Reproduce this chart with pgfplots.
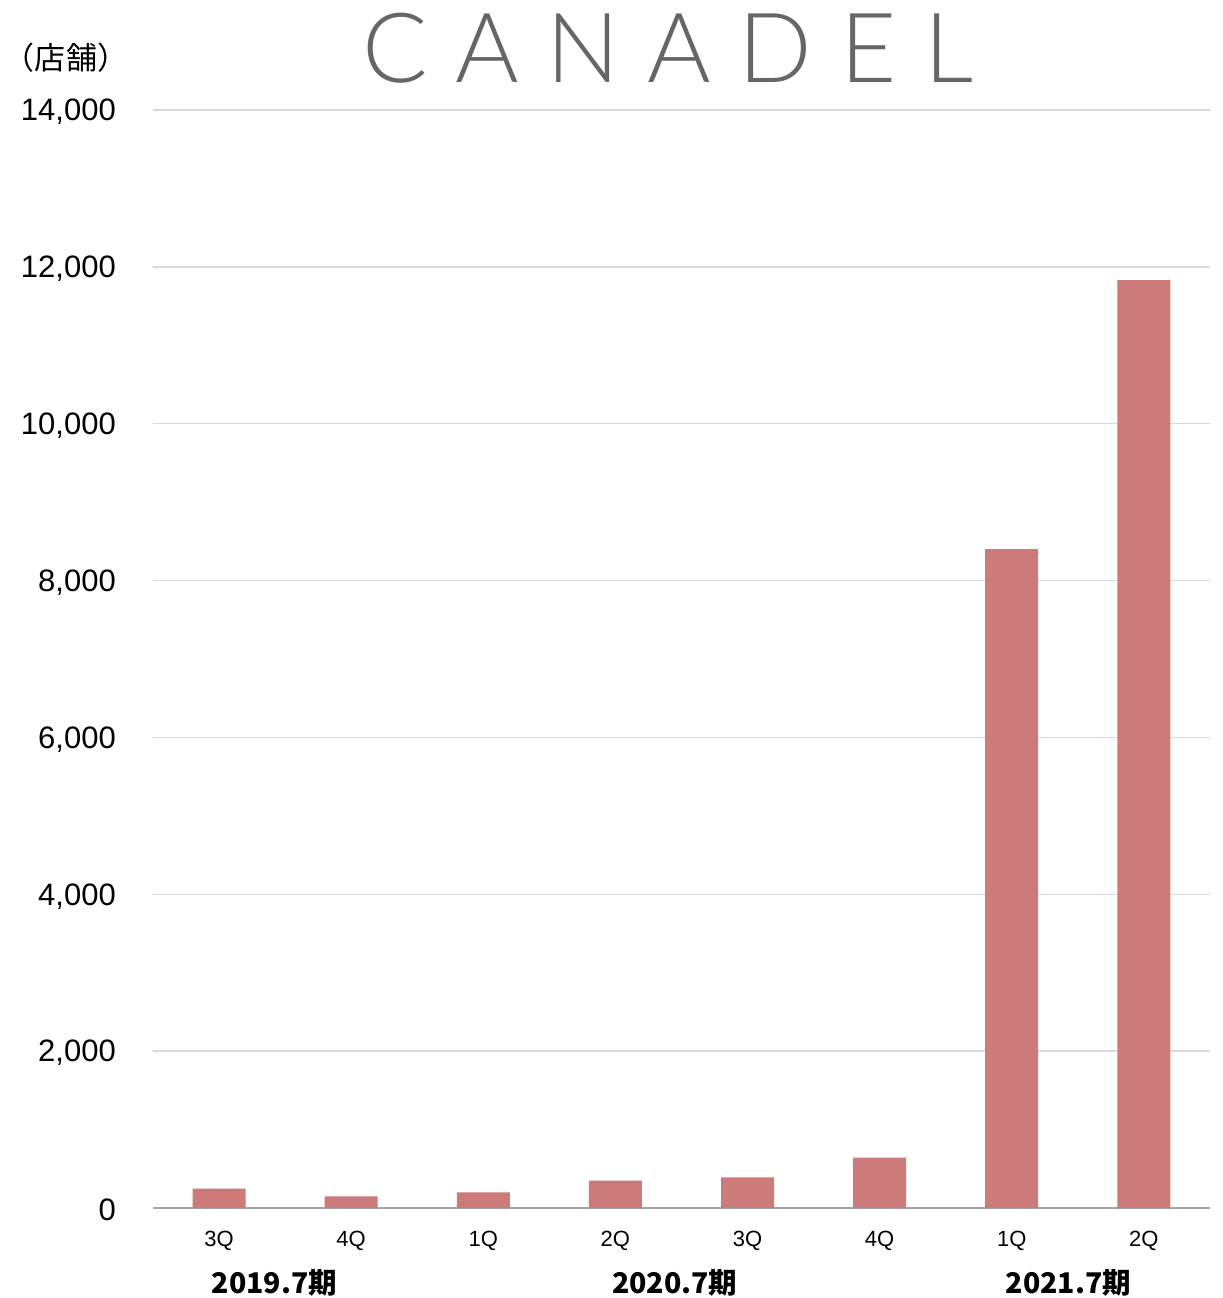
\documentclass[border=0pt]{standalone}
\usepackage{pgfplots}
\pgfplotsset{compat=1.18}
\usepackage{fontspec}
\setmainfont{Liberation Sans}
\newfontfamily\jp{Noto Sans CJK JP}
\newfontfamily\logofont{Lato Light}
\definecolor{barred}{RGB}{205,122,123}
\definecolor{gridgray}{RGB}{217,217,217}
\definecolor{axisgray}{RGB}{165,165,165}
\definecolor{logogray}{RGB}{102,102,102}
\begin{document}
\begin{tikzpicture}
\useasboundingbox (0pt,0pt) rectangle (1223pt,1298pt);
% brand name and unit
\node[anchor=west, inner sep=0, text=logogray,
      font=\logofont\fontsize{97}{100}\selectfont\addfontfeature{LetterSpace=28.5}]
  at (362pt,1249.5pt) {CANADEL};
\node[inner sep=0, font=\jp\fontsize{31}{34}\selectfont] at (66pt,1240pt) {（店舗）};
\begin{axis}[
  at={(153pt,90pt)}, anchor=south west, scale only axis,
  width=1057pt, height=1098pt,
  xmin=-0.5, xmax=7.5, ymin=0, ymax=14000,
  axis x line*=bottom, axis y line*=left,
  y axis line style={draw=none},
  x axis line style={draw=axisgray, line width=1.5pt, -},
  major tick length=0,
  ytick={0,2000,...,14000},
  scaled y ticks=false,
  /pgf/number format/.cd, 1000 sep={,}, assume math mode=true, /pgfplots/.cd,
  yticklabel style={font=\fontsize{31}{36}\selectfont, anchor=east, inner sep=0, xshift=-37pt, yshift=-2pt},
  xtick={0,...,7},
  xticklabels={3Q,4Q,1Q,2Q,3Q,4Q,1Q,2Q},
  xticklabel style={font=\fontsize{22}{26}\selectfont, anchor=center, inner sep=0, yshift=-33pt},
  ymajorgrids, grid style={draw=gridgray, line width=1.5pt},
  clip=false,
]
\addplot[ybar, bar width=53pt, bar shift=0pt, fill=barred, draw=none]
  coordinates {(0,246) (1,149) (2,200) (3,348) (4,391) (5,641) (6,8400) (7,11830)};
\node[font=\jp\bfseries\fontsize{28.5}{32}\selectfont, inner sep=0] at (axis cs:0.42,0) [yshift=-75pt] {2019.7期};
\node[font=\jp\bfseries\fontsize{28.5}{32}\selectfont, inner sep=0] at (axis cs:3.45,0) [yshift=-75pt] {2020.7期};
\node[font=\jp\bfseries\fontsize{28.5}{32}\selectfont, inner sep=0] at (axis cs:6.43,0) [yshift=-75pt] {2021.7期};
\end{axis}
\end{tikzpicture}
\end{document}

#####

» TASK PROMPT:
Copy the listing in full and without alteration, omitting every picture.

» TASK RESPONSE:
Reproduce this chart with pgfplots.
\documentclass[border=0pt]{standalone}
\usepackage{pgfplots}
\pgfplotsset{compat=1.18}
\usepackage{fontspec}
\setmainfont{Liberation Sans}
\newfontfamily\jp{Noto Sans CJK JP}
\newfontfamily\logofont{Lato Light}
\definecolor{barred}{RGB}{205,122,123}
\definecolor{gridgray}{RGB}{217,217,217}
\definecolor{axisgray}{RGB}{165,165,165}
\definecolor{logogray}{RGB}{102,102,102}
\begin{document}
\begin{tikzpicture}
\useasboundingbox (0pt,0pt) rectangle (1223pt,1298pt);
% brand name and unit
\node[anchor=west, inner sep=0, text=logogray,
      font=\logofont\fontsize{97}{100}\selectfont\addfontfeature{LetterSpace=28.5}]
  at (362pt,1249.5pt) {CANADEL};
\node[inner sep=0, font=\jp\fontsize{31}{34}\selectfont] at (66pt,1240pt) {（店舗）};
\begin{axis}[
  at={(153pt,90pt)}, anchor=south west, scale only axis,
  width=1057pt, height=1098pt,
  xmin=-0.5, xmax=7.5, ymin=0, ymax=14000,
  axis x line*=bottom, axis y line*=left,
  y axis line style={draw=none},
  x axis line style={draw=axisgray, line width=1.5pt, -},
  major tick length=0,
  ytick={0,2000,...,14000},
  scaled y ticks=false,
  /pgf/number format/.cd, 1000 sep={,}, assume math mode=true, /pgfplots/.cd,
  yticklabel style={font=\fontsize{31}{36}\selectfont, anchor=east, inner sep=0, xshift=-37pt, yshift=-2pt},
  xtick={0,...,7},
  xticklabels={3Q,4Q,1Q,2Q,3Q,4Q,1Q,2Q},
  xticklabel style={font=\fontsize{22}{26}\selectfont, anchor=center, inner sep=0, yshift=-33pt},
  ymajorgrids, grid style={draw=gridgray, line width=1.5pt},
  clip=false,
]
\addplot[ybar, bar width=53pt, bar shift=0pt, fill=barred, draw=none]
  coordinates {(0,246) (1,149) (2,200) (3,348) (4,391) (5,641) (6,8400) (7,11830)};
\node[font=\jp\bfseries\fontsize{28.5}{32}\selectfont, inner sep=0] at (axis cs:0.42,0) [yshift=-75pt] {2019.7期};
\node[font=\jp\bfseries\fontsize{28.5}{32}\selectfont, inner sep=0] at (axis cs:3.45,0) [yshift=-75pt] {2020.7期};
\node[font=\jp\bfseries\fontsize{28.5}{32}\selectfont, inner sep=0] at (axis cs:6.43,0) [yshift=-75pt] {2021.7期};
\end{axis}
\end{tikzpicture}
\end{document}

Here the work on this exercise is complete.